Further negotiations have been had between the Governor and Senators Andrew J. Lanza from Staten Island, Kemp Hannon from Long Island, and Steven Saland from Dutchess County, who have been pressing to enlarge the "poison pill" aspects beyond those already added to the Assembly bill.  In addition, there have been the "three men in a room" meetings among Governor Cuomo, Senate majority leader Dean Skelos, and Assembly speaker Sheldon Silver, that have, or may have, touched on the addition of additional poison pill language that would make the marriage bill less one of "equality" and more one of a second class status.  Perhaps the opponents have decided that we are the kind of fools who are willing to take a legal right under the same name but with a different outcome.

If what the Albany legislative meat grinder does to the marriage bill results in an enactment of a bill with the objectionable provisions already noted, as well as others, what would the GOP-controlled senate do to GENDA, assuming that the Republicans were to decide to take it up today, or in 2012?

Well, the marriage tale has not yet been fully spun out - but when I analyze the final result, I am sure it will be a cautionary tale, a canary that will have succumbed to the poisonous vapors exhaled by the members of the Republican majority that controls the New York State Senate.

The worse the marriage poison pill, the less likely it will be that the friends and advocates of GENDA will be able to avoid a similar fate in 2012.

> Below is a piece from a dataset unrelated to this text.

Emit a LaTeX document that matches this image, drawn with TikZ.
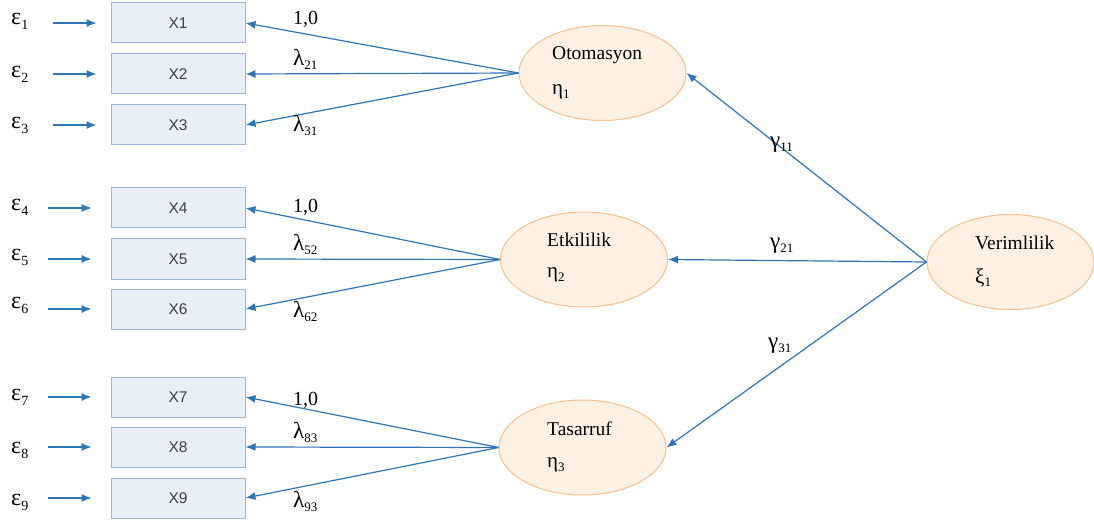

If the marriage bill does in fact turn out to be a dead canary, I would suggest that the 2012 legislative strategy for GENDA, with a Republican controlled state senate, should be to expend enough effort to pass the Assembly the fifth time, but to concentrate the trans community's meager assets on influencing the outcome of the 2012 elections.

We will have an advantage - the 2010 census results are likely to create enough additional Democratic seats ao that even with the GOP drawing the lines, there should be at least 35 Democratic senators taking office in January 2013.  We will not have to swallow a poison pill in 2012 for GENDA, we just have to make sure that those 35 Democrats (with the exception of Ruben Diaz Sr., who appears to be a lost cause) are all going to support GENDA the way it was written. 

I have been posting and tweeting about the marriage bill poison pill for the past several days.  The juggernaut is in the hands of the GOP Senate majority - I do not want to give them GENDA to add the same sort of poison.